Records with drawing code:

%%

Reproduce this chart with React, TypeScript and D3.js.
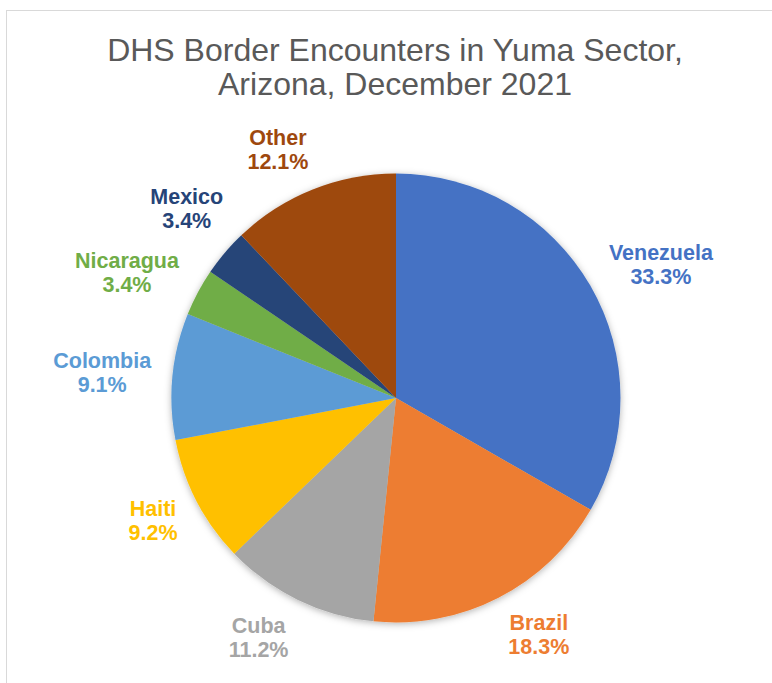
import React, { useEffect, useRef } from 'react';
import * as d3 from 'd3';

// Yuma Sector encounters by country, December 2021 (share of total, %)
const countries = ['Venezuela', 'Brazil', 'Cuba', 'Haiti', 'Colombia', 'Nicaragua', 'Mexico', 'Other'];
const shares = [33.3, 18.3, 11.2, 9.2, 9.1, 3.4, 3.4, 12.1];
const colors = ['#4472C4', '#ED7D31', '#A5A5A5', '#FFC000', '#5B9BD5', '#70AD47', '#264478', '#9E480E'];
const titleLines = ['DHS Border Encounters in Yuma Sector,', 'Arizona, December 2021'];

const W = 772;
const H = 683;

type Slice = { name: string; value: number; color: string };

export default function App() {
  const svgRef = useRef<SVGSVGElement>(null);

  useEffect(() => {
    if (!svgRef.current) return;
    const svg = d3.select(svgRef.current);
    svg.selectAll('*').remove();

    const cx = 396;
    const cy = 398;
    const radius = 224.5;

    // soft shadow like the Excel default
    const defs = svg.append('defs');
    const filter = defs.append('filter')
      .attr('id', 'pieShadow')
      .attr('x', '-20%').attr('y', '-20%')
      .attr('width', '140%').attr('height', '140%');
    filter.append('feDropShadow')
      .attr('dx', 0).attr('dy', 1.5)
      .attr('stdDeviation', 3.5)
      .attr('flood-color', '#000')
      .attr('flood-opacity', 0.3);

    // chart frame
    svg.append('rect')
      .attr('x', 6.5).attr('y', 10.5)
      .attr('width', 820).attr('height', 720)
      .attr('fill', '#fff')
      .attr('stroke', '#D9D9D9')
      .attr('stroke-width', 1);

    // title
    svg.append('text')
      .attr('text-anchor', 'middle')
      .attr('font-family', '"Liberation Sans", Arial, sans-serif')
      .attr('font-size', 32)
      .attr('fill', '#595959')
      .selectAll('tspan')
      .data(titleLines)
      .enter()
      .append('tspan')
      .attr('x', 395)
      .attr('y', (_, i) => 61 + i * 34)
      .text(d => d);

    const data: Slice[] = countries.map((name, i) => ({ name, value: shares[i], color: colors[i] }));

    const pie = d3.pie<Slice>()
      .value(d => d.value)
      .sort(null);
    const arcs = pie(data);

    const arc = d3.arc<d3.PieArcDatum<Slice>>()
      .innerRadius(0)
      .outerRadius(radius);

    const g = svg.append('g').attr('transform', `translate(${cx},${cy})`);

    g.append('g')
      .attr('filter', 'url(#pieShadow)')
      .selectAll('path')
      .data(arcs)
      .enter()
      .append('path')
      .attr('d', arc)
      .attr('fill', d => d.data.color);

    // outside-end labels, Excel style: anchor point just past the rim on the
    // slice's mid-angle, the box hung off it sideways by half its width
    const anchorR = radius + 21.5;
    const lineGap = 24;
    const h = 40;
    const place = (angle: number, w: number) => {
      const ux = Math.sin(angle);
      const uy = -Math.cos(angle);
      return {
        x: ux * anchorR + Math.sign(ux) * (w / 2),
        y: uy * anchorR + uy * (h / 2),
      };
    };

    const labels = arcs.map(a => {
      const label = g.append('text')
        .attr('text-anchor', 'middle')
        .attr('font-family', '"Liberation Sans", Arial, sans-serif')
        .attr('font-size', 21.5)
        .attr('font-weight', 'bold')
        .attr('fill', a.data.color);
      const t1 = label.append('tspan').attr('x', 0).text(a.data.name);
      const t2 = label.append('tspan').attr('x', 0).text(`${a.data.value.toFixed(1)}%`);

      const w = Math.max(
        (t1.node() as SVGTSpanElement).getComputedTextLength(),
        (t2.node() as SVGTSpanElement).getComputedTextLength()
      );
      const angle = (a.startAngle + a.endAngle) / 2;
      return { t1, t2, w, angle, end: a.endAngle, ...place(angle, w) };
    });

    // best fit: slide a crowded label clockwise within its slice until it clears the one before
    const pad = 24;
    const overlaps = (a: typeof labels[0], b: typeof labels[0]) =>
      Math.abs(a.x - b.x) < (a.w + b.w) / 2 + pad && Math.abs(a.y - b.y) < h + pad;
    for (let j = 1; j < labels.length; j++) {
      const b = labels[j];
      for (let i = 0; i < j; i++) {
        while (overlaps(labels[i], b) && b.angle < b.end) {
          b.angle += 0.002;
          const p = place(b.angle, b.w);
          b.x = p.x;
          b.y = p.y;
        }
      }
    }

    labels.forEach(l => {
      // first baseline sits ~4.5px above the block centre
      l.t1.attr('x', l.x).attr('y', l.y - 4.5);
      l.t2.attr('x', l.x).attr('y', l.y - 4.5 + lineGap);
    });
  }, []);

  return (
    <svg
      ref={svgRef}
      width={W}
      height={H}
      style={{ position: 'absolute', left: 0, top: 0, background: '#fff' }}
    />
  );
}
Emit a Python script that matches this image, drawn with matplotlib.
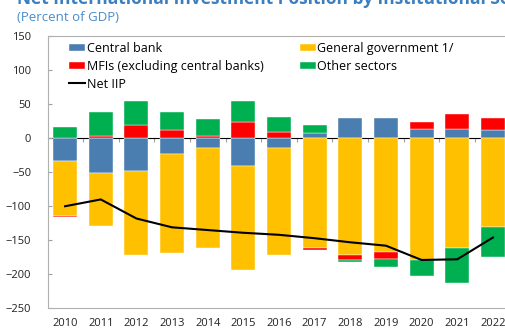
import numpy as np
import matplotlib
matplotlib.use('Agg')
import matplotlib.pyplot as plt

plt.rcParams['font.family'] = ['Open Sans', 'DejaVu Sans']

# values (percent of GDP)
years = [2010, 2011, 2012, 2013, 2014, 2015, 2016, 2017, 2018, 2019, 2020, 2021, 2022]
central_bank = [-33, -51, -48, -23, -14, -41, -15, 7, 29, 30, 14, 14, 12]
general_gov = [-82, -78, -123, -146, -148, -153, -157, -161, -171, -168, -179, -161, -131]
mfis = [-1, 4, 19, 12, 4, 24, 9, -4, -8, -9, 10, 22, 17]
other = [16, 35, 36, 26, 24, 31, 22, 12, -3, -12, -23, -52, -44]
net_iip = [-100, -90, -118, -131, -135, -139, -142, -147, -153, -158, -179, -178, -146]

series = [
    ('Central bank', central_bank, '#4a7eb0'),
    ('General government 1/', general_gov, '#ffc000'),
    ('MFIs (excluding central banks)', mfis, '#ff0000'),
    ('Other sectors', other, '#00b050'),
]

fig = plt.figure(figsize=(5.05, 3.29), dpi=100)
ax = fig.add_axes([0.095, 0.063, 0.915, 0.827])

x = np.array(years)
pos_base = np.zeros(len(years))
neg_base = np.zeros(len(years))
handles = {}
for name, vals, col in series:
    v = np.array(vals, dtype=float)
    bottom = np.where(v >= 0, pos_base, neg_base)
    b = ax.bar(x, v, 0.67, bottom=bottom, color=col, label=name,
               edgecolor='white', linewidth=0.3, zorder=2)
    handles[name] = b
    pos_base += np.where(v >= 0, v, 0)
    neg_base += np.where(v < 0, v, 0)

line, = ax.plot(x, net_iip, color='black', lw=1.5, label='Net IIP', zorder=3)

ax.set_xlim(2009.52, 2022.48)
ax.set_ylim(-250, 150)
ax.set_yticks(np.arange(-250, 151, 50))
ax.set_xticks(years)
ax.tick_params(axis='x', length=0, pad=7, labelsize=8, colors='#222222')
ax.tick_params(axis='y', direction='in', length=3, pad=12, labelsize=8,
               colors='#222222', color='#a0a0a0')
for s in ['left', 'top', 'bottom']:
    ax.spines[s].set_color('#b0b0b0')
ax.spines['right'].set_visible(False)

# zero line with small ticks between the bars
zero = ax.secondary_xaxis(0.625)
zero.set_xticks(np.arange(2010.5, 2022, 1))
zero.tick_params(direction='in', length=3, color='#a0a0a0', labelbottom=False)
zero.spines['bottom'].set_color('#a0a0a0')
zero.set_xticklabels([])

hl = [handles['Central bank'], handles['MFIs (excluding central banks)'], line,
      handles['General government 1/'], handles['Other sectors']]
labels = ['Central bank', 'MFIs (excluding central banks)', 'Net IIP',
          'General government 1/', 'Other sectors']
ax.legend(hl, labels, ncol=2, loc='upper left', bbox_to_anchor=(0.035, 0.997),
          frameon=False, fontsize=9, handlelength=1.3, handleheight=0.55,
          handletextpad=0.1, labelspacing=0.38, columnspacing=2.9,
          borderaxespad=0.0)

# title is partly cut at the top edge, as in the source image
fig.text(0.034, 0.987, 'Net International Investment Position by Institutional Sector',
         fontsize=12.5, fontweight='bold', color='#3c7fc0', va='baseline')
fig.text(0.034, 0.948, '(Percent of GDP)', fontsize=9.5, color='#4a8cc8', va='center')

fig.savefig('out.png', dpi=100)
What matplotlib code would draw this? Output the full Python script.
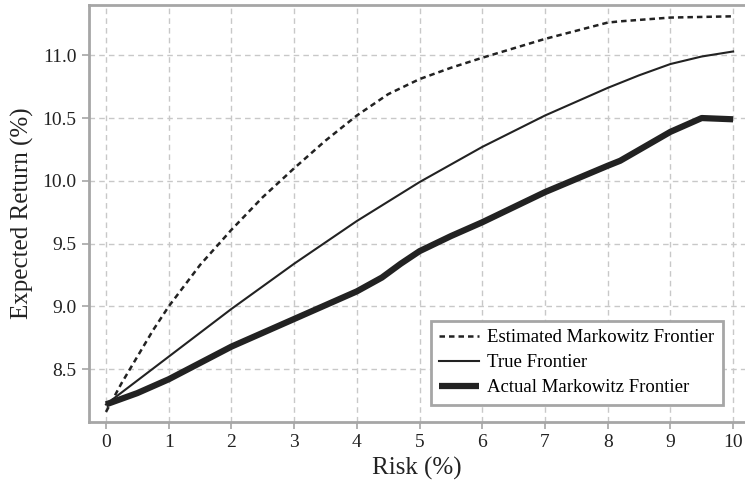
# Markowitz frontier comparison chart

import matplotlib
matplotlib.use('Agg')
import matplotlib.pyplot as plt

# Data
risk_est = [0, 0.25, 0.5, 0.75, 1, 1.5, 2, 2.5, 3, 3.5, 4, 4.5, 5, 5.5, 6, 7, 8, 8.2, 9, 10]
ret_est = [8.16, 8.39, 8.60, 8.81, 9.0, 9.33, 9.61, 9.87, 10.10, 10.32, 10.52, 10.69, 10.81, 10.90,
           10.98, 11.13, 11.26, 11.27, 11.30, 11.31]

risk_true = [0, 1, 2, 3, 4, 5, 6, 7, 8, 8.5, 9, 9.5, 10]
ret_true = [8.22, 8.60, 8.98, 9.34, 9.68, 9.99, 10.27, 10.52, 10.74, 10.84, 10.93, 10.99, 11.03]

risk_act = [0, 0.5, 1, 2, 3, 4, 4.4, 4.7, 5, 5.5, 6, 7, 8, 8.2, 9, 9.5, 10]
ret_act = [8.22, 8.31, 8.42, 8.68, 8.90, 9.12, 9.23, 9.34, 9.44, 9.56, 9.67, 9.91, 10.12, 10.16,
           10.39, 10.50, 10.49]

xticks = list(range(0, 11))
yticks = [8.5, 9.0, 9.5, 10.0, 10.5, 11.0]

plt.rcParams['font.family'] = ['Liberation Serif', 'DejaVu Serif']

fig = plt.figure(figsize=(7.45, 4.86), dpi=100)
ax = fig.add_axes([0.1195, 0.1317, 0.8805, 0.858])

ax.plot(risk_est, ret_est, color='#222222', lw=1.8, linestyle=(0, (2.2, 1.6)),
        label='Estimated Markowitz Frontier')
ax.plot(risk_true, ret_true, color='#222222', lw=1.5, label='True Frontier')
ax.plot(risk_act, ret_act, color='#222222', lw=4.5, solid_capstyle='butt',
        solid_joinstyle='round', label='Actual Markowitz Frontier')

ax.set_xlim(-0.27, 10.19)
ax.set_ylim(8.08, 11.4)
ax.set_xticks(xticks)
ax.set_yticks(yticks)
ax.set_yticklabels([f'{v:.1f}' for v in yticks])

ax.grid(True, color='#c8c8c8', linestyle=(0, (4, 3)), lw=1.0)
ax.set_axisbelow(True)

for side in ['left', 'top', 'bottom']:
    ax.spines[side].set_color('#a6a6a6')
    ax.spines[side].set_linewidth(2)
ax.spines['right'].set_visible(False)

ax.tick_params(axis='both', direction='out', length=5, width=1.2, color='#a6a6a6',
               labelsize=14, labelcolor='#222222', pad=4)
ax.tick_params(axis='x', top=False)

ax.set_xlabel('Risk (%)', fontsize=18, color='#222222', labelpad=4)
ax.set_ylabel('Expected Return (%)', fontsize=18, color='#222222', labelpad=6)

leg = ax.legend(loc='lower right', bbox_to_anchor=(0.966, 0.041), fontsize=13.5,
                frameon=True, fancybox=False, handlelength=2.1, handletextpad=0.45,
                borderpad=0.45, labelspacing=0.42, borderaxespad=0)
leg.get_frame().set_edgecolor('#a6a6a6')
leg.get_frame().set_linewidth(2)
leg.get_frame().set_facecolor('white')
leg.get_frame().set_alpha(1)

fig.savefig('out.png', dpi=100)
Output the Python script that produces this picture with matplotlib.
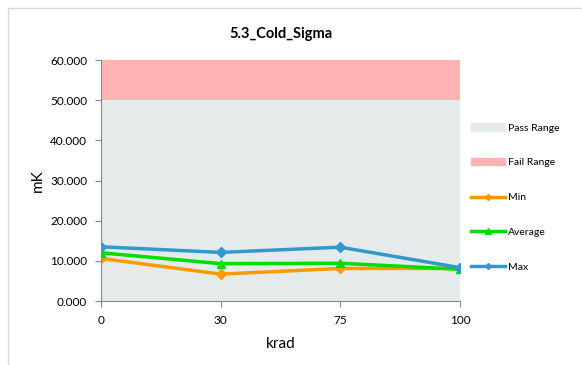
import matplotlib.pyplot as plt
from matplotlib.patches import Rectangle
from matplotlib.lines import Line2D

plt.rcParams['font.family'] = ['Lato', 'DejaVu Sans']

categories = ['0', '30', '75', '100']
pass_range = [50, 50, 50, 50]
fail_range = [10, 10, 10, 10]
min_vals = [10.6, 6.7, 8.1, 8.1]
avg_vals = [12.0, 9.3, 9.4, 7.9]
max_vals = [13.5, 12.1, 13.4, 8.3]

fig = plt.figure(figsize=(5.82, 3.65), dpi=100)
fig.add_artist(Rectangle((8 / 582, -0.01), 1.0, 1 - 8 / 365 + 0.01, transform=fig.transFigure,
                         fill=False, edgecolor='#d9d9d9', lw=1))
ax = fig.add_axes([101 / 582, 1 - 301 / 365, 359 / 582, 241 / 365])

x = range(len(categories))
ax.stackplot(x, pass_range, fail_range, colors=['#e5ebeb', '#ffb3b3'], lw=0)
ax.plot(x, min_vals, color='#ff9900', lw=2.5, marker='D', ms=5)
ax.plot(x, avg_vals, color='#00dd00', lw=2.5, marker='^', ms=6)
ax.plot(x, max_vals, color='#3399cc', lw=2.5, marker='D', ms=5)

ax.set_xlim(0, 3)
ax.set_ylim(0, 60)
ax.set_xticks(list(x))
ax.set_xticklabels(categories)
ax.set_yticks(range(0, 61, 10))
ax.set_yticklabels([f'{v:.3f}' for v in range(0, 61, 10)])
ax.tick_params(labelsize=8.5, direction='out', color='#888888', length=4, pad=6)
for s in ['top', 'right']:
    ax.spines[s].set_visible(False)
for s in ['left', 'bottom']:
    ax.spines[s].set_color('#888888')
ax.set_xlabel('krad', fontsize=11, labelpad=8)
ax.set_ylabel('mK', fontsize=11)
ax.set_title('5.3_Cold_Sigma', fontsize=10.5, fontweight='bold', pad=16)

handles = [
    Rectangle((0, 0), 1, 1, color='#e5ebeb'),
    Rectangle((0, 0), 1, 1, color='#ffb3b3'),
    Line2D([], [], color='#ff9900', lw=2.5, marker='D', ms=3),
    Line2D([], [], color='#00dd00', lw=2.5, marker='^', ms=4),
    Line2D([], [], color='#3399cc', lw=2.5, marker='D', ms=3),
]
labels = ['Pass Range', 'Fail Range', 'Min', 'Average', 'Max']
fig.legend(handles, labels, loc='upper left', bbox_to_anchor=(462 / 582, 1 - 114 / 365),
           frameon=False, fontsize=7.5, labelspacing=2.45, handlelength=3.2, handletextpad=0.3)

fig.savefig('out.png', dpi=100)
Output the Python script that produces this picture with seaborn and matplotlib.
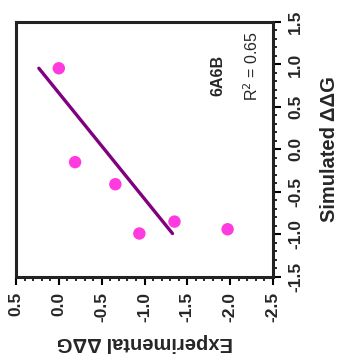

%%

Nothing but the lines from the one containing "picture with matplotlib." through the one containing "ax.plot(x, max_vals, color='#3399cc', lw=2.5, marker='D', ms=5)" should be written out, exactly and with both ends. Pictures are left out.

Output the Python script that produces this picture with matplotlib.
import matplotlib.pyplot as plt
from matplotlib.patches import Rectangle
from matplotlib.lines import Line2D

plt.rcParams['font.family'] = ['Lato', 'DejaVu Sans']

categories = ['0', '30', '75', '100']
pass_range = [50, 50, 50, 50]
fail_range = [10, 10, 10, 10]
min_vals = [10.6, 6.7, 8.1, 8.1]
avg_vals = [12.0, 9.3, 9.4, 7.9]
max_vals = [13.5, 12.1, 13.4, 8.3]

fig = plt.figure(figsize=(5.82, 3.65), dpi=100)
fig.add_artist(Rectangle((8 / 582, -0.01), 1.0, 1 - 8 / 365 + 0.01, transform=fig.transFigure,
                         fill=False, edgecolor='#d9d9d9', lw=1))
ax = fig.add_axes([101 / 582, 1 - 301 / 365, 359 / 582, 241 / 365])

x = range(len(categories))
ax.stackplot(x, pass_range, fail_range, colors=['#e5ebeb', '#ffb3b3'], lw=0)
ax.plot(x, min_vals, color='#ff9900', lw=2.5, marker='D', ms=5)
ax.plot(x, avg_vals, color='#00dd00', lw=2.5, marker='^', ms=6)
ax.plot(x, max_vals, color='#3399cc', lw=2.5, marker='D', ms=5)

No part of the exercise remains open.